Tomlin on the Bengals

Coach Mike Tomlin takes a look at this week's opponent – the Cincinnati Bengals:

Q. Looking back at last week for a moment, what was the most disappointing aspect of the loss in Dallas to the Cowboys?

A. That we weathered some storms there initially and got back in the football game, but we didn't make the necessary plays in any of the phases, really, to close it out. We made enough plays to stay close but not enough to win it, and obviously our intention is to win.

Q. You had said there were some bright spots in that loss to Dallas. Specifically, what might those have been?

A. I just thought we had a rookie right side of the offensive line that represented themselves relatively well in David DeCastro and Kelvin Beachum. The arrow is pointing up with those two and the more snaps they get, I believe they're going to improve. And I believe the same thing can be said about some of the young people who contributed in the secondary.

Q. You mentioned the rookie right side of the offensive line. How did DeCastro and Beachum do, specifically?

A. From an assignment standpoint, from a communications standpoint, I thought they were mature beyond their years. They didn't have people coming free, they communicated well, they understood situational football. There were some physical defeats as there are in every football game, but it's a great basis to begin. I think it's going to be a great springboard for a solid performance from those guys today, and that's what we're going to need because they'll be facing the likes of Geno Atkins and Carlos Dunlap.

Q. Why have the 2012 Cincinnati Bengals been able to win eight games so far?

A. They're getting the kind of continuity that's always present in consistent performance. They're in their second year with their offensive coordinator in Jay Gruden, and they're also in their second year with quarterback Andy Dalton and receiver A.J. Green who both are big components to what they're doing. They went out and acquired BenJarvus Green-Ellis, who is a deliberate and downhill rusher who also does a nice job of protecting the football. They have some nice ingredients for consistent play.

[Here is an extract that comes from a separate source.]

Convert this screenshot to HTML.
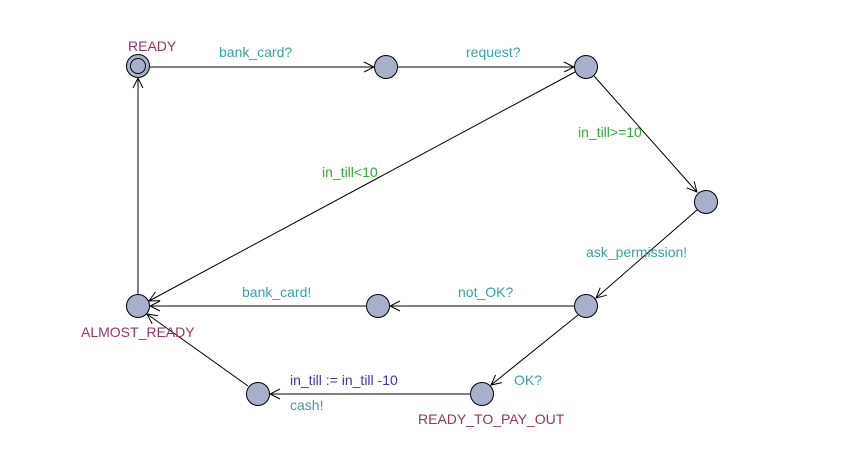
<!DOCTYPE html>
<html><head><meta charset="utf-8"><style>
html,body{margin:0;padding:0;background:#fff;width:863px;height:462px;overflow:hidden}
text{font-family:"Liberation Sans",Arial,sans-serif;font-size:14px}
.t{fill:#3aa0aa}.g{fill:#33aa33}.n{fill:#993366}.b{fill:#3838b0}
</style></head><body>
<svg width="863" height="462" xmlns="http://www.w3.org/2000/svg">
<defs><marker id="a" markerWidth="12" markerHeight="12" refX="11" refY="6" orient="auto" markerUnits="userSpaceOnUse"><path d="M1,1 L11,6 L1,11" fill="none" stroke="#000" stroke-width="1"/></marker></defs>
<g stroke="#000" stroke-width="1" fill="none" marker-end="url(#a)">
<line x1="150" y1="67" x2="374" y2="67"/>
<line x1="398" y1="67" x2="574" y2="67"/>
<line x1="594" y1="76" x2="697" y2="192"/>
<line x1="697" y1="210" x2="596" y2="298"/>
<line x1="574" y1="306" x2="390" y2="306"/>
<line x1="366" y1="306" x2="150" y2="306"/>
<line x1="575" y1="72" x2="149" y2="301"/>
<line x1="578" y1="315" x2="491" y2="385"/>
<line x1="470" y1="394" x2="270" y2="394"/>
<line x1="248" y1="386" x2="147" y2="314"/>
<line x1="138" y1="294" x2="138" y2="78"/>
</g>
<g fill="#a8b0cc" stroke="#000" stroke-width="1">
<circle cx="138" cy="66" r="11.5"/><circle cx="138" cy="66" r="7.5"/>
<circle cx="386" cy="67" r="11.5"/>
<circle cx="586" cy="67" r="11.5"/>
<circle cx="706" cy="202" r="11.5"/>
<circle cx="586" cy="306" r="11.5"/>
<circle cx="378" cy="306" r="11.5"/>
<circle cx="138" cy="306" r="11.5"/>
<circle cx="482" cy="394" r="11.5"/>
<circle cx="258" cy="394" r="11.5"/>
</g>
<text x="128" y="51" class="n">READY</text>
<text x="219" y="57" class="t">bank_card?</text>
<text x="466" y="57" class="t">request?</text>
<text x="578" y="137" class="g">in_till&gt;=10</text>
<text x="322" y="177" class="g">in_till&lt;10</text>
<text x="586" y="257" class="t">ask_permission!</text>
<text x="458" y="297" class="t">not_OK?</text>
<text x="242" y="297" class="t">bank_card!</text>
<text x="81" y="337" class="n">ALMOST_READY</text>
<text x="290" y="385" class="b">in_till := in_till -10</text>
<text x="290" y="410" class="t">cash!</text>
<text x="514" y="385" class="t">OK?</text>
<text x="418" y="424" class="n">READY_TO_PAY_OUT</text>
</svg>
</body></html>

Q. What do you see in Dalton as a second-year pro that you didn't see in him as a rookie?

A. He was an "as prescribed guy" as a rookie. You're starting to see some ad lib, you're starting to see some of his football personality as he matures within the offense. You're starting to see his mobility turn up. He's taking the calculated risks associated with winning football at the position.

Q. Is A.J. Green normally Dalton's first option?

A. He is, but situationally they work with a lot of people. The tight end, Jermaine Gresham, is a big part of what they do. He has 700 yards receiving and distinguishes himself in the red area. Andrew Hawkins, the little slot receiver, is a gadget guy who does an awesome job on third downs. They move him around and create opportunities for him to beat underneath coverage. More than anything, they spread the ball around to a lot of guys situationally, but A.J. Green is their guy for all situations.

Q. What has made BenJarvus Green-Ellis successful this season?

A. He has a consistent run demeanor. He's a one-cut runner, he's downhill, he's got good pad level, he's got really good contact balance. All of those are the ingredients to produce the 1,000-yard runner that he is.

Q. The Bengals are No. 2 in the NFL in sacks. How have they accomplished that?

A. Their secret is depth along the defensive line. They've got a seven-eight man rotation. A lot of people play. Just look at the defensive end position – Carlos Dunlap is a big part of what they do, as is Michael Johnson, and Robert Geathers plays quite a bit. They play a similar three-to-four man rotation inside, led by Geno Atkins.

Q. How do you minimize Atkins' impact?

A. We have to have a sound running game, and with that we have to have a sound play-action pass game. We can't consistently drop back in predictable passing downs. Of course that's going to happen some in third down situations, but where it can't happen is in second-and-long situations. The more opportunities you give Atkins to line up in a staggered stance and pin his ears back, chances are he's going to get you.

Q. OLB Vontaze Burfict is their leading tackler. What kind of a player is he?

A. He has shown that he's a good sideline-to-sideline tackler, and another thing that stood out to me about him is during the course of a season when most rookies are starting to wilt – particularly the ones who have played the number of snaps he has played – he's done the opposite. I think he's a better player now than when we played the Bengals the first time this season back in October.

Q. Have you talked to the team about the importance of this game, or is that something that can be left unsaid?

A. We've talked about it some, but probably no more than we would have if we were 10-4. When you look at the schedule and you see you're playing Cincinnati at home in the latter weeks of the regular season, it was going to be a must win for us regardless of the circumstances from a mentality standpoint. It has to be arrow pointed up as we push toward January football, so our mentality is what it is.

Q. With no Ike Taylor, what can you do to take some pressure off the secondary?

A. We have to provide pressure on the quarterback, and that has to come from the likes of LaMarr Woodley and James Harrison and Jason Worilds and Lawrence Timmons and others. And I believe that they are capable.